President Trump threatened again to shut down the government this autumn if Congressional Democrats do not support more funding for a border wall with Mexico and tougher immigration policies. Trump insists that Congress must provide money for the border wall and enact new curbs on immigration.
"I would be willing to 'shut down' government if the Democrats do not give us the votes for Border Security, which includes the Wall! Must get rid of Lottery, Catch & Release etc. and finally, go to a system of Immigration based on MERIT!" the President wrote on Twitter on Sunday.
The threat comes two months before government funding expires on Sept. 30. It also stands as a rebuff to Republicans who have privately pleaded with the President to avoid triggering a shutdown before the midterm elections.
Experts say Republican leaders fear their party would be blamed for shutting down the government, costing them votes during a year in which the party risks losing control of the House and is defending a narrow majority of 51 out of 100 seats in the Senate.
But the Chairman of the House Republican Campaign Committee doesn't see a government shutdown as likely this autumn. Ohio Rep. Steve Stivers told reporters "I don’t think we’re going to shut down the government."
"I think we’re going to make sure we keep the government open, but we’re going to get better policies on immigration," Stivers said. "We need border security. We can’t have open borders that the opposing party is for." Sen. Ron Johnson (R-Wis.), chairman of the Senate Homeland Security Committee, said he hoped any shutdown could be averted ahead of the November 6th midterm elections. "I don't think it’d be helpful," he said, "so let's try and avoid it. I certainly don't like playing shutdown politics," the Senator said.

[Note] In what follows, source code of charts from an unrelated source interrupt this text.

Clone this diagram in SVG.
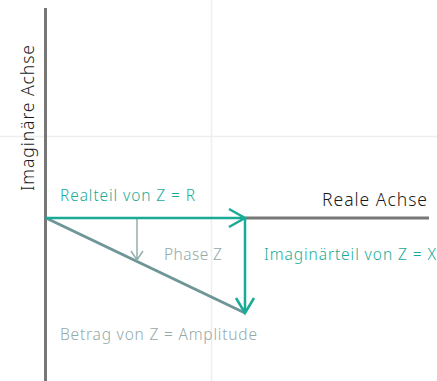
<svg xmlns="http://www.w3.org/2000/svg" width="437" height="381" viewBox="0 0 437 381">
<style>
.grid{stroke:#eeeeee;stroke-width:1.5;fill:none}
.axis{stroke:#777777;stroke-width:3;fill:none}
.teal{stroke:#1aab97;stroke-width:2.5;fill:none}
.diag{stroke:#6e9696;stroke-width:3;fill:none}
.phase{stroke:#94aeae;stroke-width:1.5;fill:none}
text{font-family:"Noto Sans","Liberation Sans",sans-serif;font-weight:300}
.t{fill:#1aab97;font-size:15.5px}
.g{fill:#94aaaa;font-size:15.5px}
.k{fill:#1a1a1a;font-size:17.5px}
</style>
<rect width="437" height="381" fill="#ffffff"/>
<g id="grid">
<line class="grid" x1="0" y1="136.5" x2="437" y2="136.5"/>
<line class="grid" x1="211.5" y1="0" x2="211.5" y2="381"/>
</g>
<g id="axes">
<line class="axis" x1="45.5" y1="8" x2="45.5" y2="381"/>
<line class="axis" x1="245" y1="218" x2="429" y2="218"/>
</g>
<g id="connectors">
<line class="diag" x1="46" y1="218" x2="245" y2="313"/>
<path class="phase" d="M137 218V260M131 251L137 260L143 251"/>
<path class="teal" d="M46 218H245M229 209L245 218L229 227"/>
<path class="teal" d="M245 218V313M236 298L245 313L254 298"/>
</g>
<g id="labels">
<text class="k" transform="translate(34 191) rotate(-90)" textLength="146">Imaginäre Achse</text>
<text class="k" x="322" y="206" textLength="105">Reale Achse</text>
<text class="t" x="60" y="201" textLength="135">Realteil von Z = R</text>
<text class="g" x="164" y="260" textLength="58">Phase Z</text>
<text class="t" x="264" y="260" textLength="172">Imaginärteil von Z = X</text>
<text class="g" x="60" y="340" textLength="197">Betrag von Z = Amplitude</text>
</g>
</svg>
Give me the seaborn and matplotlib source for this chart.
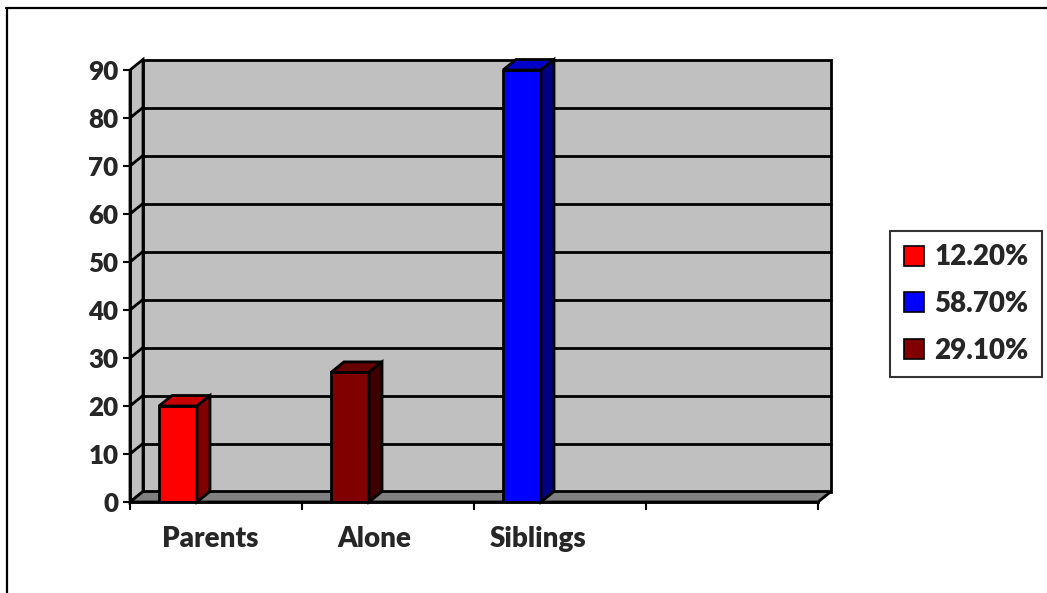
import matplotlib
matplotlib.use("Agg")
import matplotlib.pyplot as plt
from matplotlib.patches import Polygon, Patch
from matplotlib.lines import Line2D
import seaborn as sns
import pandas as pd

# ---- data ----
categories = ["Parents", "Alone", "Siblings"]
values = [20, 27, 90]
legend_labels = ["12.20%", "58.70%", "29.10%"]
y_ticks = [0, 10, 20, 30, 40, 50, 60, 70, 80, 90]
n_slots = 4  # three categories plus one empty slot

# ---- styles ----
front_colors = ["#FF0000", "#800000", "#0000FF"]
top_colors = ["#C80000", "#660000", "#0000C8"]
side_colors = ["#800000", "#3C0000", "#000080"]
legend_colors = ["#FF0000", "#0000FF", "#800000"]
wall_color = "#C0C0C0"
floor_color = "#808080"

sns.set_theme(style="white")
plt.rcParams["font.family"] = ["Lato", "DejaVu Sans"]
plt.rcParams["font.weight"] = "heavy"
FW = "heavy"

W, H = 1047, 593
fig = plt.figure(figsize=(W / 100, H / 100), dpi=100)
fig.patch.set_facecolor("white")

x_left, x_right, y_bot, y_top = 130, 818, 502, 70
ax = fig.add_axes([x_left / W, 1 - y_bot / H, (x_right - x_left) / W, (y_bot - y_top) / H])
ax.set_facecolor("none")

bar_w = 38 / 172
shift = 48 / 172  # front face centre from slot start
x0 = -shift
ymax = y_ticks[-1]
xmax = x0 + n_slots

px_x = (x_right - x_left) / n_slots
px_y = (y_bot - y_top) / ymax
dx = 13 / px_x
dy = 10.5 / px_y
lw = 2.0

def poly(pts, fc, z, lwid=lw):
    p = Polygon(pts, closed=True, facecolor=fc, edgecolor="black", linewidth=lwid,
                joinstyle="miter", clip_on=False, zorder=z)
    ax.add_patch(p)

# front faces via seaborn
df = pd.DataFrame({"category": categories, "value": values})
sns.barplot(data=df, x="category", y="value", hue="category", palette=front_colors,
            width=bar_w, edgecolor="black", linewidth=lw, legend=False, ax=ax, zorder=3,
            saturation=1)
ax.set_xlim(x0, xmax)
ax.set_ylim(0, ymax)

# back wall, side wall, floor
poly([(x0 + dx, dy), (xmax + dx, dy), (xmax + dx, ymax + dy), (x0 + dx, ymax + dy)], wall_color, 0.5)
poly([(x0, 0), (x0 + dx, dy), (x0 + dx, ymax + dy), (x0, ymax)], wall_color, 0.6)
poly([(x0, 0), (xmax, 0), (xmax + dx, dy), (x0 + dx, dy)], floor_color, 0.7)

# gridlines on walls
for t in y_ticks[1:-1]:
    ax.add_line(Line2D([x0 + dx, xmax + dx], [t + dy, t + dy], color="black", lw=lw, zorder=0.8, clip_on=False))
    ax.add_line(Line2D([x0, x0 + dx], [t, t + dy], color="black", lw=lw, zorder=0.8, clip_on=False))

for i, v in enumerate(values):
    xl = i - bar_w / 2
    xr = i + bar_w / 2
    poly([(xl, v), (xr, v), (xr + dx, v + dy), (xl + dx, v + dy)], top_colors[i], 4)
    poly([(xr, 0), (xr + dx, dy), (xr + dx, v + dy), (xr, v)], side_colors[i], 4)

# axes styling
for s in ["top", "right"]:
    ax.spines[s].set_visible(False)
for s in ["left", "bottom"]:
    ax.spines[s].set_linewidth(lw)
    ax.spines[s].set_color("black")
    ax.spines[s].set_zorder(5)

ax.set_yticks(y_ticks)
ax.set_yticklabels([str(t) for t in y_ticks], fontsize=18.7, fontweight=FW)
ax.tick_params(axis="y", direction="out", length=5, width=1.5, color="black", pad=3.5, left=True)

bounds = [x0 + k for k in range(n_slots + 1)]
ax.set_xticks(bounds, minor=True)
ax.tick_params(axis="x", which="minor", direction="out", length=6, width=1.5, color="black", bottom=True)
label_pos = [0.186 + i * 0.953 for i in range(len(categories))]
ax.set_xticks(label_pos)
ax.set_xticklabels(categories, fontsize=20, fontweight=FW)
ax.tick_params(axis="x", which="major", length=0, pad=17)
ax.set_xlabel("")
ax.set_ylabel("")

# legend
handles = [Patch(facecolor=c, edgecolor="black", linewidth=1.2) for c in legend_colors]
leg = fig.legend(handles, legend_labels, loc="center",
                 bbox_to_anchor=(966 / W, 1 - 304 / H), frameon=True, fancybox=False,
                 prop={"weight": FW, "size": 20},
                 handlelength=0.75, handleheight=0.75, handletextpad=0.35,
                 labelspacing=0.74, borderpad=0.5, borderaxespad=0)
leg.get_frame().set_edgecolor("black")
leg.get_frame().set_linewidth(1.5)

# outer frame (top and left edges visible)
fig.add_artist(Line2D([6 / W, 1.0], [1 - 8 / H, 1 - 8 / H], color="black", lw=1.6, transform=fig.transFigure))
fig.add_artist(Line2D([6.5 / W, 6.5 / W], [0, 1 - 8 / H], color="black", lw=1.6, transform=fig.transFigure))

fig.savefig("out.png", dpi=100)
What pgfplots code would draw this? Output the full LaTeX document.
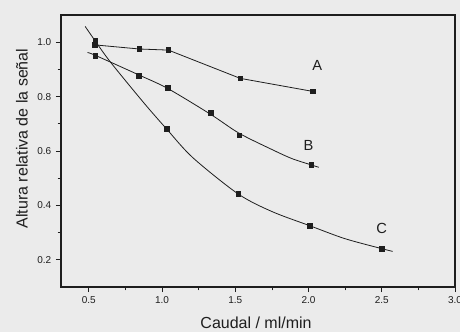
\documentclass[border=0pt]{standalone}
\usepackage{pgfplots}
\pgfplotsset{compat=1.18}
\usepackage{fontspec}
\setmainfont{Liberation Sans}
\definecolor{ink}{HTML}{1E1E1E}
\definecolor{paper}{HTML}{EBEBEB}
\begin{document}
\begin{tikzpicture}
\useasboundingbox (-45.75pt,-33.75pt) rectangle (299.25pt,215.25pt);
\fill[paper] (-45.75pt,-33.75pt) rectangle (299.25pt,215.25pt);
\begin{axis}[
  at={(0pt,0pt)}, anchor=south west,
  scale only axis, width=295.5pt, height=204pt,
  xmin=0.31, xmax=3.0, ymin=0.1, ymax=1.1,
  xtick={0.5,1.0,1.5,2.0,2.5,3.0},
  ytick={0.2,0.4,0.6,0.8,1.0},
  minor x tick num=1, minor y tick num=1,
  tick align=outside, xtick pos=bottom, ytick pos=left,
  major tick length=3.75pt, minor tick length=2.5pt,
  axis line style={ink, line width=0.8pt},
  every tick/.style={ink, line width=0.6pt},
  /pgf/number format/.cd, fixed, fixed zerofill, precision=1, assume math mode=true,
  /pgfplots/.cd,
  tick label style={font=\fontsize{7.5}{9}\selectfont, text=ink},
  xlabel={Caudal / ml/min},
  ylabel={Altura relativa de la señal},
  label style={font=\fontsize{12}{14}\selectfont, text=ink},
  xlabel style={at={(axis description cs:0.495,-0.132)}, anchor=center},
  ylabel style={at={(axis description cs:-0.099,0.546)}, anchor=center},
  clip=false,
]
% Series A
\addplot[ink, line width=0.6pt, mark=square*, mark size=1.7pt, mark options={solid}] coordinates {
  (0.543,0.990) (0.845,0.975) (1.043,0.971) (1.534,0.867) (2.030,0.819)
};
% Series B: fitted curve and points
\addplot[ink, line width=0.6pt, smooth] coordinates {
  (0.491,0.962) (0.543,0.952) (0.840,0.880) (1.038,0.830) (1.331,0.735)
  (1.527,0.665) (1.752,0.605) (1.887,0.572) (2.018,0.549) (2.070,0.540)
};
\addplot[ink, only marks, mark=square*, mark size=1.7pt] coordinates {
  (0.543,0.951) (0.840,0.877) (1.038,0.832) (1.331,0.740) (1.527,0.657) (2.018,0.549)
};
% Series C: fitted curve and points
\addplot[ink, line width=0.6pt, smooth] coordinates {
  (0.475,1.058) (0.543,1.005) (0.649,0.926) (0.874,0.778) (1.031,0.681)
  (1.211,0.575) (1.520,0.442) (1.752,0.377) (2.010,0.325) (2.247,0.278)
  (2.500,0.241) (2.574,0.231)
};
\addplot[ink, only marks, mark=square*, mark size=1.7pt] coordinates {
  (0.543,1.005) (1.031,0.681) (1.520,0.442) (2.010,0.325) (2.500,0.241)
};
\node[font=\fontsize{11}{13}\selectfont, text=ink] at (axis cs:2.06,0.915) {A};
\node[font=\fontsize{11}{13}\selectfont, text=ink] at (axis cs:2.00,0.620) {B};
\node[font=\fontsize{11}{13}\selectfont, text=ink] at (axis cs:2.50,0.315) {C};
\end{axis}
\end{tikzpicture}
\end{document}
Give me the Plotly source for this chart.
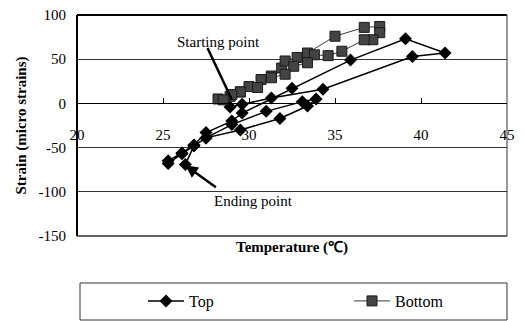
import plotly.graph_objects as go

# ---- data ----
top_temp = [28.9, 29.6, 31.3, 34.3, 39.5, 41.4, 39.1, 35.9, 32.5, 29.6, 29.0, 27.5, 26.8, 26.1, 25.3,
            25.3, 26.1, 26.8, 27.5, 29.0, 31.0, 33.1, 33.9, 33.4, 31.8, 29.5, 27.5, 26.8, 26.3]
top_strain = [-4, -1, 6, 16, 53, 57, 73, 49, 17, -11, -20, -33, -47, -56, -65,
              -68, -57, -48, -39, -24, -9, 2, 5, -3, -17, -30, -39, -48, -69]

bot_temp = [28.2, 28.9, 29.5, 30.0, 30.7, 31.3, 31.9, 32.1, 32.8, 33.4, 35.0, 36.7, 37.6,
            37.6, 37.2, 36.7, 35.4, 34.6, 33.8, 33.4, 32.6, 32.1, 31.3, 30.5, 29.5, 29.0, 28.5]
bot_strain = [5, 8, 13, 19, 27, 31, 40, 48, 52, 57, 76, 86, 87,
              80, 72, 72, 59, 54, 55, 46, 42, 33, 29, 18, 13, 10, 4]

x_ticks = [20, 25, 30, 35, 40, 45]
y_ticks = [-150, -100, -50, 0, 50, 100]

FONT = "Liberation Serif"

fig = go.Figure()
fig.add_trace(go.Scatter(
    x=top_temp, y=top_strain, name="Top", mode="lines+markers",
    line=dict(color="black", width=1.5),
    marker=dict(symbol="diamond", size=10, color="black"),
    legend="legend",
))
fig.add_trace(go.Scatter(
    x=bot_temp, y=bot_strain, name="Bottom", mode="lines+markers",
    line=dict(color="#3a3a3a", width=1),
    marker=dict(symbol="square", size=10, color="#444444", line=dict(color="#1a1a1a", width=1)),
    legend="legend2",
))

ann = []
# arrows
ann.append(dict(x=29.0, y=4.5, xref="x", yref="y", ax=-25, ay=-53, text="",
                showarrow=True, arrowhead=0, arrowwidth=2.5, arrowcolor="black"))
ann.append(dict(x=26.3, y=-70, xref="x", yref="y", ax=32, ay=23, text="",
                showarrow=True, arrowhead=2, arrowsize=1, arrowwidth=2.5, arrowcolor="black"))
ann.append(dict(x=20 + (218 - 77) / 17.2, y=(104 - 43) / 0.884, xref="x", yref="y",
                text="Starting point", showarrow=False,
                font=dict(family=FONT, size=15, color="black")))
ann.append(dict(x=20 + (253 - 77) / 17.2, y=(104 - 202) / 0.884, xref="x", yref="y",
                text="Ending point", showarrow=False,
                font=dict(family=FONT, size=15, color="black")))
ann.append(dict(x=0.5, y=(236 - 258) / 221, xref="paper", yref="paper",
                text="<b>Temperature (℃)</b>", showarrow=False,
                font=dict(family=FONT, size=15, color="black")))

shapes = [
    # plot frame
    dict(type="line", xref="paper", yref="paper", x0=0, x1=1, y0=1, y1=1, line=dict(color="black", width=2)),
    dict(type="line", xref="paper", yref="paper", x0=0, x1=0, y0=0, y1=1, line=dict(color="black", width=2)),
    dict(type="line", xref="paper", yref="paper", x0=1, x1=1, y0=0, y1=1, line=dict(color="#333333", width=1)),
    dict(type="line", xref="paper", yref="paper", x0=0, x1=1, y0=0, y1=0, line=dict(color="#333333", width=1.5)),
    # legend box
    dict(type="rect", xref="paper", yref="paper", x0=(80 - 77) / 430, x1=1.0,
         y0=(236 - 320) / 221, y1=(236 - 283) / 221, line=dict(color="#333333", width=1)),
]

leg_common = dict(orientation="h", xanchor="left", y=(236 - 301) / 221, yanchor="middle",
                  itemwidth=36, borderwidth=0, bgcolor="rgba(0,0,0,0)",
                  font=dict(family=FONT, size=16, color="black"))

fig.update_layout(
    width=525, height=321,
    margin=dict(l=77, r=18, t=15, b=85, autoexpand=False),
    paper_bgcolor="white", plot_bgcolor="white",
    font=dict(family=FONT, size=15, color="black"),
    showlegend=True,
    legend=dict(x=(143 - 77) / 430, **leg_common),
    legend2=dict(x=(349 - 77) / 430, **leg_common),
    xaxis=dict(range=[20, 45], tickvals=x_ticks, ticktext=[str(v) for v in x_ticks],
               anchor="free", position=0.6, showgrid=False, zeroline=False,
               showline=True, linecolor="black", linewidth=1,
               ticks="inside", ticklen=5, tickcolor="black",
               ticklabelstandoff=18, tickfont=dict(family=FONT, size=15)),
    yaxis=dict(range=[-150, 100], tickvals=y_ticks, ticktext=[str(v) for v in y_ticks],
               showgrid=True, gridcolor="#333333", gridwidth=1, zeroline=False,
               showline=False, ticks="", ticklabelstandoff=10,
               tickfont=dict(family=FONT, size=15),
               title=dict(text="<b>Strain (micro strains)</b>", standoff=8,
                          font=dict(family=FONT, size=15))),
    annotations=ann, shapes=shapes,
)

fig.write_html("out.html")
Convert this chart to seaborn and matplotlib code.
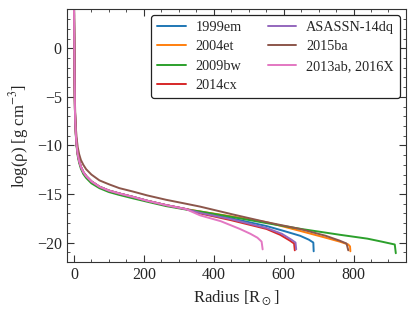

Government funding is set to run out 37 days before November’s midterm elections. Republicans control both Houses of Congress and the Presidency, meaning voters might well place blame for any shutdown on the GOP. Even without the shutdown, current projections suggest Democrats have a strong chance of taking the House.
According to some experts, Trump has sometimes mused that a government shutdown might be politically beneficial for him, arguing it could rally his base. But Republican congressional leaders strongly disagree with that theory, and they’ve repeatedly warned Trump about the potential negative political consequences of shutting down the government shortly before the midterms.